August 1, 2, and 3—These were days of changing clothes, changing homes, changing ideas and small change.

August 4—We began work, and saying “work” in the F. A. doesn’t mean “maybe”.

August 5—We took our oath and were impressed with the spirit of the ceremony.

August 6 and 7—Many of the White and Red course men are walking as though they were born bowlegged. Also some of the horses are walking with bowed backs.

August 8—Red course men hint that compulsory “Voluntary Athletics” are a bore. August 9—Our first big parade. Afterwards the men remarked as they always do— “Believe me, boys, there’s nothing like the thrill of marching behind a real military band.”

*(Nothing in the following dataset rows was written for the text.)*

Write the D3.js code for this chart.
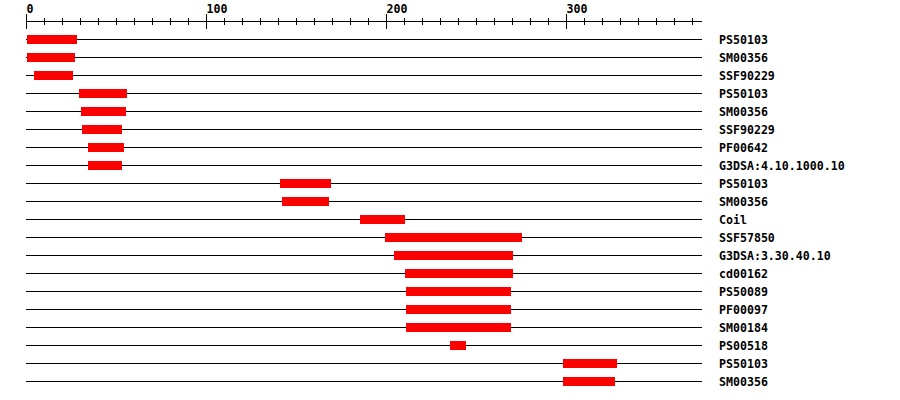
<!DOCTYPE html>
<html>
<head>
<meta charset="utf-8">
<script src="https://cdn.jsdelivr.net/npm/d3@7"></script>
<style>
  body { margin: 0; background: #fff; }
  text { font-family: "DejaVu Sans Mono", monospace; font-weight: bold; font-size: 11.6px; fill: #000; }
</style>
</head>
<body>
<div id="chart"></div>
<script>
// domain hits, one row each
const labels = ['PS50103', 'SM00356', 'SSF90229', 'PS50103', 'SM00356', 'SSF90229', 'PF00642',
  'G3DSA:4.10.1000.10', 'PS50103', 'SM00356', 'Coil', 'SSF57850', 'G3DSA:3.30.40.10', 'cd00162',
  'PS50089', 'PF00097', 'SM00184', 'PS00518', 'PS50103', 'SM00356'];
const starts = [0, 0, 4, 29, 30, 31, 34, 34, 141, 142, 185, 199, 204, 210, 211, 211, 211, 235, 298, 298];
const ends = [28, 27, 26, 56, 55, 53, 54, 53, 169, 168, 210, 275, 270, 270, 269, 269, 269, 244, 328, 327];
const tickValues = d3.range(0, 371, 10);
const majorTicks = [0, 100, 200, 300];

const width = 900;
const height = 400;

const svg = d3.select('#chart')
  .append('svg')
  .attr('width', width)
  .attr('height', height);

const x = d3.scaleLinear()
  .domain([0, 375])
  .range([26.5, 701.5]);

const y = d3.scaleBand()
  .domain(d3.range(labels.length))
  .range([30, 30 + labels.length * 18]);

const axisY = 21.5;

// ruler
svg.append('line')
  .attr('x1', x(0) - 0.5)
  .attr('x2', x(375))
  .attr('y1', axisY)
  .attr('y2', axisY)
  .attr('stroke', '#000')
  .attr('shape-rendering', 'crispEdges');

svg.selectAll('.tick')
  .data(tickValues)
  .enter().append('line')
  .attr('class', 'tick')
  .attr('x1', (d) => Math.floor(x(d)) + 0.5)
  .attr('x2', (d) => Math.floor(x(d)) + 0.5)
  .attr('y1', (d) => (majorTicks.includes(d) ? 14 : 18))
  .attr('y2', (d) => (majorTicks.includes(d) ? 29 : 25))
  .attr('stroke', '#000')
  .attr('shape-rendering', 'crispEdges');

svg.selectAll('.tick-label')
  .data(majorTicks)
  .enter().append('text')
  .attr('class', 'tick-label')
  .attr('x', (d) => Math.floor(x(d)) + 0.5)
  .attr('y', 12.5)
  .text((d) => d);

// row lines
const rows = svg.selectAll('.row')
  .data(labels)
  .enter().append('g')
  .attr('class', 'row')
  .attr('transform', (d, i) => `translate(0,${y(i) + 9})`);

rows.append('line')
  .attr('x1', x(0) - 0.5)
  .attr('x2', x(375))
  .attr('y1', 0.5)
  .attr('y2', 0.5)
  .attr('stroke', '#000')
  .attr('shape-rendering', 'crispEdges');

rows.append('rect')
  .attr('x', (d, i) => x(starts[i]))
  .attr('width', (d, i) => x(ends[i]) - x(starts[i]))
  .attr('y', -4)
  .attr('height', 9)
  .attr('fill', '#ff0000')
  .attr('shape-rendering', 'crispEdges');

rows.append('text')
  .attr('x', 719)
  .attr('y', 4.5)
  .text((d) => d);
</script>
</body>
</html>
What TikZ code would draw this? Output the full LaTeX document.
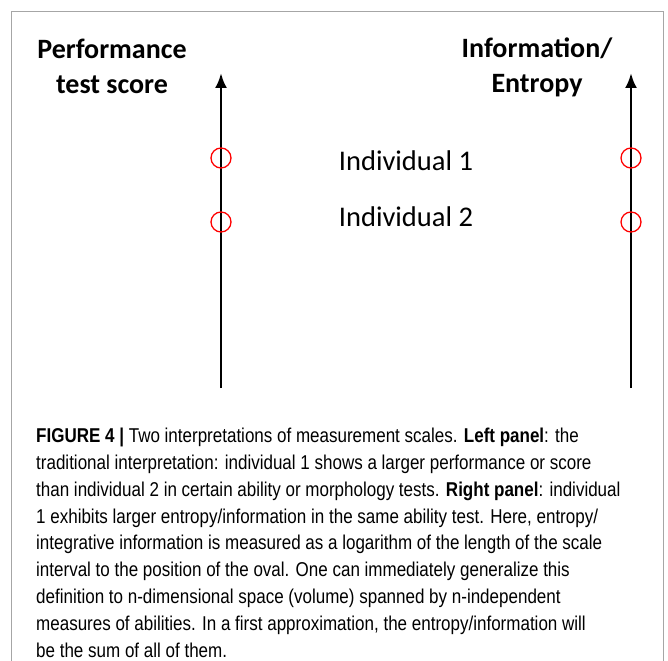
\documentclass[tikz,border=0pt]{standalone}
\usepackage{fontspec}
\setmainfont{Carlito}
\newfontfamily\capfont[FakeStretch=0.85]{Liberation Sans}
\usetikzlibrary{arrows.meta}

\begin{document}
\begin{tikzpicture}[x=1pt,y=-1pt,
 axis/.style={line width=2.8pt, -{Latex[length=15pt,width=12pt]}},
 oval/.style={draw=red, line width=1.3pt, circle, minimum size=20pt, inner sep=0pt},
 head/.style={font=\fontsize{28}{35}\selectfont\bfseries, align=center},
 who/.style={font=\fontsize{28.5}{30}\selectfont},
]
\useasboundingbox (0,0) rectangle (668,660);
% frame
\draw[gray!70, line width=0.8pt] (11,670) -- (11,11) -- (663,11) -- (663,670);

% scales
\coordinate (lbot) at (221,388);
\coordinate (ltop) at (221,73);
\coordinate (rbot) at (631,388);
\coordinate (rtop) at (631,73);
\draw[axis] (lbot) -- (ltop);
\draw[axis] (rbot) -- (rtop);

\node[head] (perf) at (112,66) {Performance\\test score};
\node[head] (info) at (537,67) {Information/\\Entropy};

\foreach \y/\n in {158/1,222/2} {
 \node[oval] (l\n) at (221,\y) {};
 \node[oval] (r\n) at (631,\y) {};
}
\node[who] (ind1) at (406,161) {Individual 1};
\node[who] (ind2) at (406,217) {Individual 2};

% caption
\node[anchor=north west, align=left, inner sep=0pt,
 font=\capfont\fontsize{20}{26.8}\selectfont] (cap) at (36,428) {%
\textbf{FIGURE 4 |} Two interpretations of measurement scales. \textbf{Left panel}: the\\
traditional interpretation: individual 1 shows a larger performance or score\\
than individual 2 in certain ability or morphology tests. \textbf{Right panel}: individual\\
1 exhibits larger entropy/information in the same ability test. Here, entropy/\\
integrative information is measured as a logarithm of the length of the scale\\
interval to the position of the oval. One can immediately generalize this\\
definition to n-dimensional space (volume) spanned by n-independent\\
measures of abilities. In a first approximation, the entropy/information will\\
be the sum of all of them.};
\end{tikzpicture}
\end{document}
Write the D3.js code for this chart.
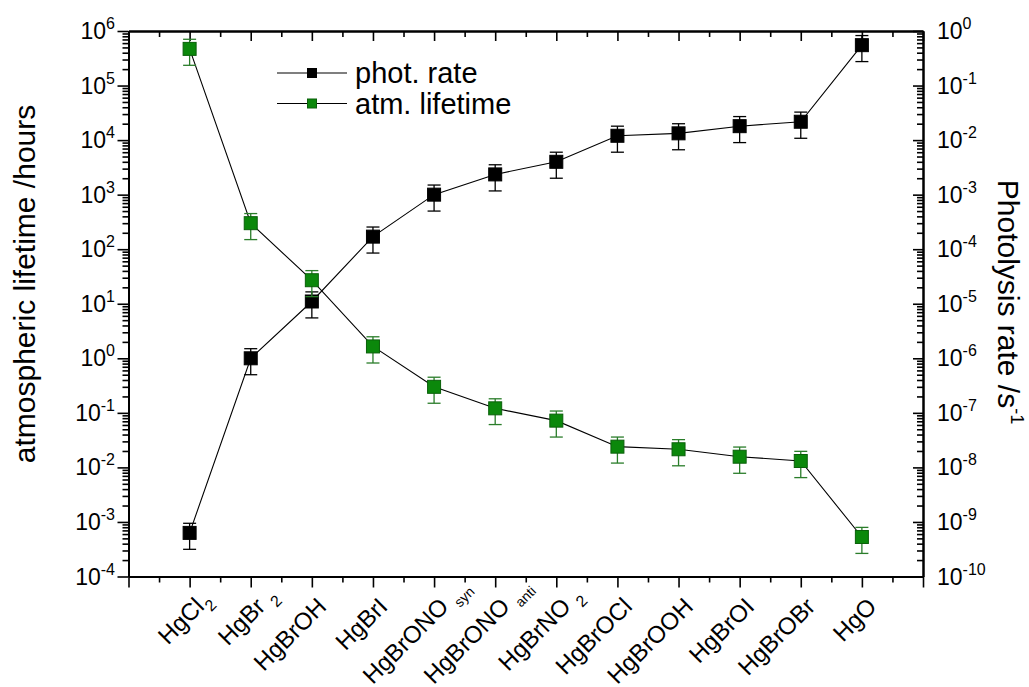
<!DOCTYPE html>
<html>
<head>
<meta charset="utf-8">
<script src="https://cdn.jsdelivr.net/npm/d3@7"></script>
<style>
  html, body { margin: 0; padding: 0; background: #fff; }
  svg { display: block; font-family: "Liberation Sans", Arial, Helvetica, sans-serif; }
</style>
</head>
<body>
<svg id="chart" width="1029" height="687"></svg>
<script>
// Mercury species along the x axis (main formula + subscript part)
const labelMain = ["HgCl", "HgBr", "HgBrOH", "HgBrI", "HgBrONO", "HgBrONO", "HgBrNO", "HgBrOCl", "HgBrOOH", "HgBrOI", "HgBrOBr", "HgO"];
const labelSub  = ["2", "2", "", "", "syn", "anti", "2", "", "", "", "", ""];

// Photolysis rate, s^-1 (right axis)
const photRate    = [6.3e-10, 1.0e-6, 1.1e-5, 1.7e-4, 1.0e-3, 2.35e-3, 4.0e-3, 1.2e-2, 1.33e-2, 1.8e-2, 2.17e-2, 0.55];
const photRateErr = [3.15e-10, 5.0e-7, 5.5e-6, 8.5e-5, 5.0e-4, 1.18e-3, 2.0e-3, 6.0e-3, 6.65e-3, 9.0e-3, 1.09e-2, 0.275];

// Atmospheric lifetime, hours (left axis)
const lifetime    = [4.7e5, 300, 27, 1.65, 0.30, 0.121, 0.072, 0.024, 0.0215, 0.0157, 0.0131, 5.3e-4];
const lifetimeErr = [2.35e5, 150, 13.5, 0.83, 0.15, 0.06, 0.036, 0.012, 0.0108, 0.0079, 0.0066, 2.65e-4];

// Axis decades
const leftExponents  = [-4, -3, -2, -1, 0, 1, 2, 3, 4, 5, 6];
const rightExponents = [-10, -9, -8, -7, -6, -5, -4, -3, -2, -1, 0];

const svg = d3.select("#chart");
const L = 128.5, R = 923, T = 31, B = 576.5;
const green = "#0b880b", greenDark = "#0a600a", greenBar = "#2a7d2a";

const x  = d3.scaleLinear().domain([-1, labelMain.length]).range([L, R]);
const yL = d3.scaleLog().domain([1e-4, 1e6]).range([B, T]);
const yR = d3.scaleLog().domain([1e-10, 1]).range([B, T]);

// tick values
const xMajor = d3.range(-1, labelMain.length + 1);
const xMinor = d3.range(-0.5, labelMain.length, 1);
const majorsOf = exps => exps.map(e => Math.pow(10, e));
const minorsOf = exps => exps.slice(0, -1).flatMap(e => d3.range(2, 10).map(k => k * Math.pow(10, e)));
const yLMajor = majorsOf(leftExponents), yLMinor = minorsOf(leftExponents);
const yRMajor = majorsOf(rightExponents), yRMinor = minorsOf(rightExponents);

function styleAxis(g) {
  g.select(".domain").attr("stroke", "#000").attr("stroke-width", 2);
  g.selectAll(".tick line").attr("stroke", "#000").attr("stroke-width", 1.6);
  g.selectAll(".tick text").remove();
}
function addAxis(axisFn, scale, values, size, tx, ty) {
  svg.append("g").attr("transform", `translate(${tx},${ty})`)
    .call(axisFn(scale).tickValues(values).tickSize(size).tickSizeOuter(0).tickFormat(""))
    .call(styleAxis);
}
// bottom (outward), top (inward)
addAxis(d3.axisBottom, x, xMinor, 6, 0, B);
addAxis(d3.axisBottom, x, xMajor, 11, 0, B);
addAxis(d3.axisBottom, x, xMinor, 6, 0, T);
addAxis(d3.axisBottom, x, xMajor, 10, 0, T);
// left (outward), right (inward)
addAxis(d3.axisLeft, yL, yLMinor, 6, L, 0);
addAxis(d3.axisLeft, yL, yLMajor, 11, L, 0);
addAxis(d3.axisLeft, yR, yRMinor, 6, R, 0);
addAxis(d3.axisLeft, yR, yRMajor, 10, R, 0);

// power-of-ten labels
function powLabel(g, xPos, yPos, exp, anchor) {
  const t = g.append("text").attr("x", xPos).attr("y", yPos)
    .attr("text-anchor", anchor).attr("font-size", 23).attr("fill", "#000");
  t.append("tspan").text("10");
  t.append("tspan").attr("dy", -10).attr("font-size", 16).text(exp);
}
const gl = svg.append("g");
leftExponents.forEach(e => powLabel(gl, 115, yL(Math.pow(10, e)) + 8, e, "end"));
rightExponents.forEach(e => powLabel(gl, 937, yR(Math.pow(10, e)) + 8, e, "start"));

// slanted category labels: formula ends just right of its tick, subscript trails it
labelMain.forEach((m, i) => {
  const ax = x(i) + 16, ay = 608;
  const rot = `translate(${ax},${ay}) rotate(-45)`;
  svg.append("text").attr("transform", rot)
    .attr("text-anchor", "end").attr("font-size", 24).attr("fill", "#000").text(m);
  if (labelSub[i]) {
    svg.append("text").attr("transform", rot)
      .attr("x", i === 0 ? 1 : 7).attr("y", 7)
      .attr("font-size", labelSub[i].length > 1 ? 14 : 16).attr("fill", "#000").text(labelSub[i]);
  }
});

// axis titles
svg.append("text").attr("transform", "translate(35,284) rotate(-90)")
  .attr("text-anchor", "middle").attr("font-size", 30).attr("fill", "#000")
  .text("atmospheric lifetime /hours");
const rt = svg.append("text").attr("transform", "translate(998,302) rotate(90)")
  .attr("text-anchor", "middle").attr("font-size", 30).attr("fill", "#000");
rt.append("tspan").text("Photolysis rate /s");
rt.append("tspan").attr("dy", -13).attr("font-size", 18).text("-1");

// series
const idx = d3.range(labelMain.length);
function drawSeries(values, errs, y, fill, stroke, barColor) {
  const g = svg.append("g");
  g.append("path").datum(idx)
    .attr("fill", "none").attr("stroke", "#000").attr("stroke-width", 1.1)
    .attr("d", d3.line().x(i => x(i)).y(i => y(values[i])));
  const eb = g.append("g").attr("stroke", barColor).attr("stroke-width", 1.3);
  idx.forEach(i => {
    const cx = x(i), hi = y(values[i] + errs[i]), lo = y(values[i] - errs[i]);
    eb.append("line").attr("x1", cx).attr("x2", cx).attr("y1", hi).attr("y2", lo);
    eb.append("line").attr("x1", cx - 6.5).attr("x2", cx + 6.5).attr("y1", hi).attr("y2", hi);
    eb.append("line").attr("x1", cx - 6.5).attr("x2", cx + 6.5).attr("y1", lo).attr("y2", lo);
  });
  g.selectAll("rect").data(idx).join("rect")
    .attr("x", i => x(i) - 6.5).attr("y", i => y(values[i]) - 6.5)
    .attr("width", 13).attr("height", 13)
    .attr("fill", fill).attr("stroke", stroke).attr("stroke-width", 1);
}
drawSeries(photRate, photRateErr, yR, "#000", "#000", "#000");
drawSeries(lifetime, lifetimeErr, yL, green, greenDark, greenBar);

// legend
const legend = [
  { name: "phot. rate", fill: "#000", stroke: "#000" },
  { name: "atm. lifetime", fill: green, stroke: greenDark }
];
legend.forEach((d, k) => {
  const cy = 73 + k * 30.5;
  const g = svg.append("g");
  g.append("line").attr("x1", 277).attr("x2", 347).attr("y1", cy).attr("y2", cy)
    .attr("stroke", "#000").attr("stroke-width", 1.1);
  g.append("rect").attr("x", 312 - 4.5).attr("y", cy - 4.5).attr("width", 9).attr("height", 9)
    .attr("fill", d.fill).attr("stroke", d.stroke);
  g.append("text").attr("x", 355).attr("y", cy + 10).attr("font-size", 29).attr("fill", "#000").text(d.name);
});
</script>
</body>
</html>
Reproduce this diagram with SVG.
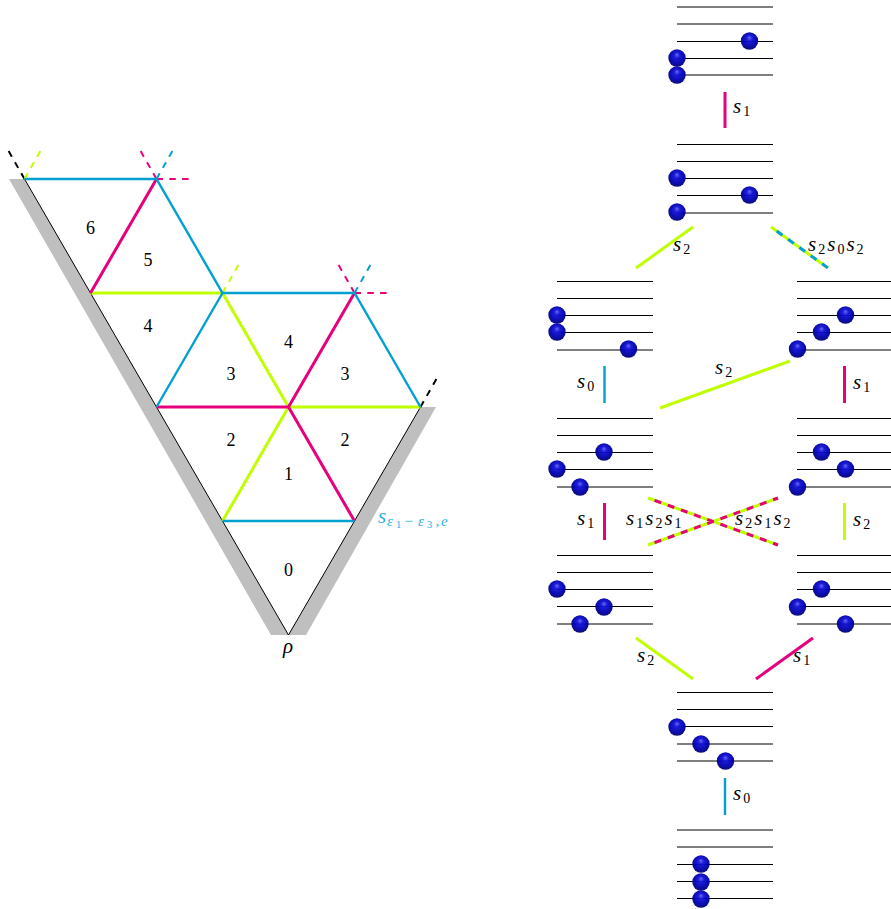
<svg xmlns="http://www.w3.org/2000/svg" width="891" height="909" viewBox="0 0 891 909">
<style>
.m{font-family:"Liberation Serif",serif;font-style:italic;font-size:21px;fill:#000}
.n{font-family:"Liberation Serif",serif;font-size:18px;fill:#000;text-anchor:middle}
.sub{font-size:14px;font-style:normal}
.wall{fill:#bfbfbf;stroke:none}
.b{stroke:#000;stroke-width:1;fill:none}
.c{stroke:#00a0d0;stroke-width:2.4;fill:none}
.g{stroke:#e6007e;stroke-width:3;fill:none}
.l{stroke:#bfff00;stroke-width:3;fill:none}
.d{stroke-dasharray:6.5 6.3}
.d2{stroke-width:2}
.x{stroke-dasharray:7 7}
.r{stroke:#000;stroke-width:1.1;fill:none}
.e{font-size:15px;font-style:italic}
.f{font-size:10.5px;font-style:normal}
</style>
<defs>
<radialGradient id="bg" cx="0.5" cy="0.45" r="0.55" fx="0.5" fy="0.3">
<stop offset="0" stop-color="#6060f0"/>
<stop offset="0.3" stop-color="#1010d8"/>
<stop offset="0.7" stop-color="#0000b0"/>
<stop offset="1" stop-color="#000070"/>
</radialGradient>
<g id="ball"><circle r="8.7" fill="url(#bg)" fill-opacity="0.95"/></g>
</defs>

<g id="walls">
<polygon class="wall" points="9,179 24.5,179 288.5,635 271,635"/>
<polygon class="wall" points="288.5,635 306,635 436,407 420.5,407"/>
</g>

<g id="connectors">
<path class="b" d="M24.5 179L288.5 635L420.5 407"/>
<path class="b d d2" d="M24.5 179L8 150"/>
<path class="b d d2" d="M420.5 407L437 378"/>
<path class="l d d2" d="M24.5 179L41.5 149"/>
<path class="g d d2" d="M156.5 179L140 150M354.5 293L338 264"/>
<path class="c d d2" d="M156.5 179L173 150M354.5 293L371 264"/>
<path class="g d d2" d="M156.5 179H190M354.5 293H388"/>
<path class="l d d2" d="M222.5 293L239 264"/>
<path class="l" d="M90.5 293H222.5L288.5 407M288.5 407H420.5M288.5 407L222.5 521"/>
<path class="g" d="M156.5 179L90.5 293M354.5 293L288.5 407M156.5 407H288.5L354.5 521"/>
<path class="c" d="M24.5 179H156.5L222.5 293H354.5L420.5 407M222.5 293L156.5 407M222.5 521H354.5"/>

<path class="g" d="M725 92V128M844.5 366V403M604.5 503V540M813 638L756 679"/>
<path class="c" d="M604.5 366V403M725 778V815"/>
<path class="l" d="M693 227L636 268M660 408L790 361M844.5 503V540M636 638L693 679"/>
<path class="l" d="M771 227L828 268"/>
<path class="c x d2" d="M771 227L828 268" style="stroke-dashoffset:-7;stroke-width:3"/>
<path class="l" d="M648 498L778 545M648 545L778 498"/>
<path class="g x" style="stroke-dashoffset:-7" d="M648 498L778 545M648 545L778 498"/>
</g>

<g id="triangle-labels">
<text class="n" x="90.5" y="234">6</text>
<text class="n" x="148" y="266">5</text>
<text class="n" x="148" y="332">4</text>
<text class="n" x="231" y="380">3</text>
<text class="n" x="288.5" y="348">4</text>
<text class="n" x="345" y="380">3</text>
<text class="n" x="231" y="446">2</text>
<text class="n" x="345" y="446">2</text>
<text class="n" x="288.5" y="480">1</text>
<text class="n" x="288.5" y="576">0</text>
<text class="m" x="283" y="653">ρ</text>
<text class="m" x="378" y="523" style="fill:#2ab0de">s<tspan class="e" x="387" y="526">ε</tspan><tspan class="f" x="396" y="528">1</tspan><tspan class="e" x="404.5" y="526" style="font-style:normal">−</tspan><tspan class="e" x="418" y="526">ε</tspan><tspan class="f" x="427" y="528">3</tspan><tspan class="e" x="435.5" y="526">,</tspan><tspan class="e" x="441" y="526">e</tspan></text>
</g>

<g id="state-1">
<path class="r" d="M677 7H773M677 24H773M677 41.5H773M677 58.5H773M677 75H773"/>
<use href="#ball" x="749.5" y="41"/><use href="#ball" x="677" y="58"/><use href="#ball" x="677" y="75"/>
</g>
<g id="state-2">
<path class="r" d="M677 144.5H773M677 161.5H773M677 178.5H773M677 195.5H773M677 213H773"/>
<use href="#ball" x="677" y="178"/><use href="#ball" x="749.5" y="195"/><use href="#ball" x="677" y="212"/>
</g>
<g id="state-3">
<path class="r" d="M557 281.5H653M557 298.5H653M557 315.5H653M557 332.5H653M557 350H653"/>
<use href="#ball" x="557" y="315"/><use href="#ball" x="557" y="332"/><use href="#ball" x="628.5" y="349"/>
</g>
<g id="state-4">
<path class="r" d="M797 281.5H891M797 298.5H891M797 315.5H891M797 332.5H891M797 350H891"/>
<use href="#ball" x="845.5" y="315"/><use href="#ball" x="821.5" y="332"/><use href="#ball" x="797.5" y="349"/>
</g>
<g id="state-5">
<path class="r" d="M557 418.5H653M557 435.5H653M557 452.5H653M557 469.5H653M557 487H653"/>
<use href="#ball" x="604" y="452"/><use href="#ball" x="557" y="469"/><use href="#ball" x="580" y="487"/>
</g>
<g id="state-6">
<path class="r" d="M797 418.5H891M797 435.5H891M797 452.5H891M797 469.5H891M797 487H891"/>
<use href="#ball" x="821.5" y="452"/><use href="#ball" x="845.5" y="469"/><use href="#ball" x="797.5" y="487"/>
</g>
<g id="state-7">
<path class="r" d="M557 555.5H653M557 572.5H653M557 589.5H653M557 606.5H653M557 624H653"/>
<use href="#ball" x="557" y="589"/><use href="#ball" x="604" y="607"/><use href="#ball" x="580" y="624"/>
</g>
<g id="state-8">
<path class="r" d="M797 555.5H891M797 572.5H891M797 589.5H891M797 606.5H891M797 624H891"/>
<use href="#ball" x="821.5" y="589"/><use href="#ball" x="797.5" y="607"/><use href="#ball" x="845.5" y="624"/>
</g>
<g id="state-9">
<path class="r" d="M677 692.5H773M677 709.5H773M677 726.5H773M677 744H773M677 761H773"/>
<use href="#ball" x="677" y="727"/><use href="#ball" x="701" y="744"/><use href="#ball" x="725.5" y="761"/>
</g>
<g id="state-10">
<path class="r" d="M677 830H773M677 847H773M677 864.5H773M677 881.5H773M677 898.5H773"/>
<use href="#ball" x="701" y="864"/><use href="#ball" x="701" y="882"/><use href="#ball" x="701" y="899"/>
</g>

<g id="edge-labels">
<text class="m" x="733" y="113">s<tspan class="sub" dx="2" dy="3">1</tspan></text>
<text class="m" x="673" y="251">s<tspan class="sub" dx="2" dy="3">2</tspan></text>
<text class="m" x="808" y="251">s<tspan class="sub" dx="2" dy="3">2</tspan><tspan dx="2" dy="-3">s</tspan><tspan class="sub" dx="2" dy="3">0</tspan><tspan dx="2" dy="-3">s</tspan><tspan class="sub" dx="2" dy="3">2</tspan></text>
<text class="m" x="577" y="388">s<tspan class="sub" dx="2" dy="3">0</tspan></text>
<text class="m" x="715" y="374">s<tspan class="sub" dx="2" dy="3">2</tspan></text>
<text class="m" x="853" y="389">s<tspan class="sub" dx="2" dy="3">1</tspan></text>
<text class="m" x="577" y="525">s<tspan class="sub" dx="2" dy="3">1</tspan></text>
<text class="m" x="853" y="526">s<tspan class="sub" dx="2" dy="3">2</tspan></text>
<text class="m" x="626" y="525">s<tspan class="sub" dx="2" dy="3">1</tspan><tspan dx="2" dy="-3">s</tspan><tspan class="sub" dx="2" dy="3">2</tspan><tspan dx="2" dy="-3">s</tspan><tspan class="sub" dx="2" dy="3">1</tspan></text>
<text class="m" x="735" y="525">s<tspan class="sub" dx="2" dy="3">2</tspan><tspan dx="2" dy="-3">s</tspan><tspan class="sub" dx="2" dy="3">1</tspan><tspan dx="2" dy="-3">s</tspan><tspan class="sub" dx="2" dy="3">2</tspan></text>
<text class="m" x="637" y="662">s<tspan class="sub" dx="2" dy="3">2</tspan></text>
<text class="m" x="793" y="662">s<tspan class="sub" dx="2" dy="3">1</tspan></text>
<text class="m" x="733" y="800">s<tspan class="sub" dx="2" dy="3">0</tspan></text>
</g>
</svg>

August 10—Sunday. Everybody is jay-walking in Battle Creek today. Even officers offer no exception.

August 11—These Monday mornings are no fun after a late Sunday night, but we have to get up just the same.

August 12—The Blue course men have horses for the first time this year.

August 13—It did not rain today or last night. Something seems to have gone wrong somewhere when our daily issue of rain is forgotten.

August 14-A lecture on hippology was interesting and we were told what to do with injured animals. They didn’t tell us what to do when the horses have finished with us.

August 15—At times, especially on Fridays, work gets very monotonous but even with the occasional monotony where has time gone? Camp is half over.

August 16—A parade on a wet parade ground and an extra issue of rain. The Camp Custer News came out as usual but the sun didn’t.

August 17—Sunday. Ice cream at noon—seems a little bit like home.

August 18—Fisher forgot to get the mail until it was too late. Then he called the letters of that had not been handed out in the morning. As soon as he finished without even a smile he said, “That’s all.”

August 19—It’s great to lie in bed and hear the Sixth Infantry orchestra knocking of several of the latest pieces at a dance in the hostess house.

August 20—Field day. There was no half holiday today. Some of the men proceeded to get hard. However, it did no good.

August 21—Pan of the battery took a little midnight exercise in the form of double time up and down the battery street after taps.

August 22—The chemical warfare demonstration kept us from going to sleep and we are now preparing for “Visitors’ Day”.

August 23—Visitors’ day. Parade and demonstration.

August 24—Sunday another day of rest. The days are surely growing longer.

August 25—Blue Monday again, the last one we will spend in camp.

August 26—We saw the sham battle, and in the afternoon passed in review before the Governor of Michigan.

August 27—The last half holiday that we will get at camp this year. We are starting to turn in our equipment.

August 28—Today is the day of our last parade. Our colors are turned over to the Regulars until next year. General Hale gave us his farewell address and medals were awarded.

August 29—Today is a busy day. We took down tents and turn in our equipment. We took our final examination today and got our civies.

August 30—Nobody got any sleep last nite and the shower baths did their duty.